花粉を運ぶ動物を守る10の政策を提言 森林総研2016年12月1日
国立研究開発法人森林総合研究所(森林総研)は英国イーストアングリア大学などと共同で花粉を運ぶ動物を守るための10の政策を11月28日に提言した。この成果は来月メキシコで開催する生物多様性条約締結国会議で活用される
農作物や野生植物には花粉を運ぶ動物(送粉者)が必要。この動物としてミツバチなどの昆虫や鳥、コウモリなどが知られている。
2016年2月の報告書で、送粉者による経済効果は年間最大5770億米ドルに及ぶと試算されたが、北西ヨーロッパと北アメリカで送粉者が急激に減少しており、日本など他の地域での調査が必要だと指摘された。
アジア、ヨーロッパ、南北アメリカ、オセアニアの研究者と共同で、送粉者や送粉サービスを守るために各国政府が配慮すべき10の政策を提言した。
提言内容は次の通り。
送粉者を守り、送粉サービスを維持するために各国政府が行うべき10の農林業および環境政策を作成しました。
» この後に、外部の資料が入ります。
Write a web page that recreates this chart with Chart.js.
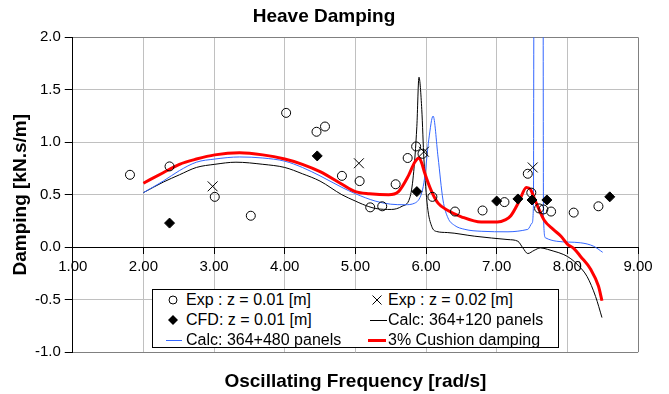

この中で、森林総合研究所は計画の立案と執筆を分担しました。
1. 農薬の使用基準の向上
送粉者に対する農薬のリスク評価を行い、その結果に基づいて農薬の使用基準を制定すること、すでに制定されている場合には規制を強化することが必要です。
2. 総合的病害虫管理(IPM)の推進
病害虫の防除において、経済性を考慮しつつ、農薬だけでなく利用可能な様々な技術を、適切な手段で総合的に講じる総合的病害虫管理(IPM)が必要です。
3. 遺伝子組み換え植物のリスク評価
送粉者に対する遺伝子組み換え植物のリスク評価において、遺伝子組み換え植物を栽培することによる間接的な影響、および亜致死(死に至らしめる手前)的な影響を考慮することが必要です。
4. 人工飼育送粉者の移動の規制
マルハナバチなどの人工飼育種が、本来の生息地外で利用された時、生息地外の生態系に悪影響を与える場合があります。そのため、人工飼育種の生息地外利用に注意することが必要です。
5. 送粉者を守る農林業生産者を助けるための補償
送粉者を守るために、農薬の代わりに天敵を利用した害虫防除を行った場合、生産能力が低下することがあります。こうした場合の農林業生産者への補償が必要です。
6. 農業における送粉サービスの重要性の認識
多くの農作物の種子や果実の生産は、送粉サービスに依存していることを認識することが必要です。
7. 多様な生産システムのサポート
大面積に単一の農林産物を生産するような画一的な栽培方法だけではなく、多様な生産システムが必要です。
8. 送粉者の生息地の保全と再生
森林等の自然植生は、送粉者に食料や生息場所を提供します。そのため送粉サービスを維持するには、自然植生を農地や都市の周辺に確保し、送粉者の生息場所となるように管理する必要があります。
9. 送粉者と送粉サービスのモニタリング
送粉者や送粉サービスに関するデータが不足している国、地域では、長期的なモニタリングシステムの開発が必要です。
10. 研究資金の提供
上記7や8と農林産物の生産性に関わる調査には資金が必要です。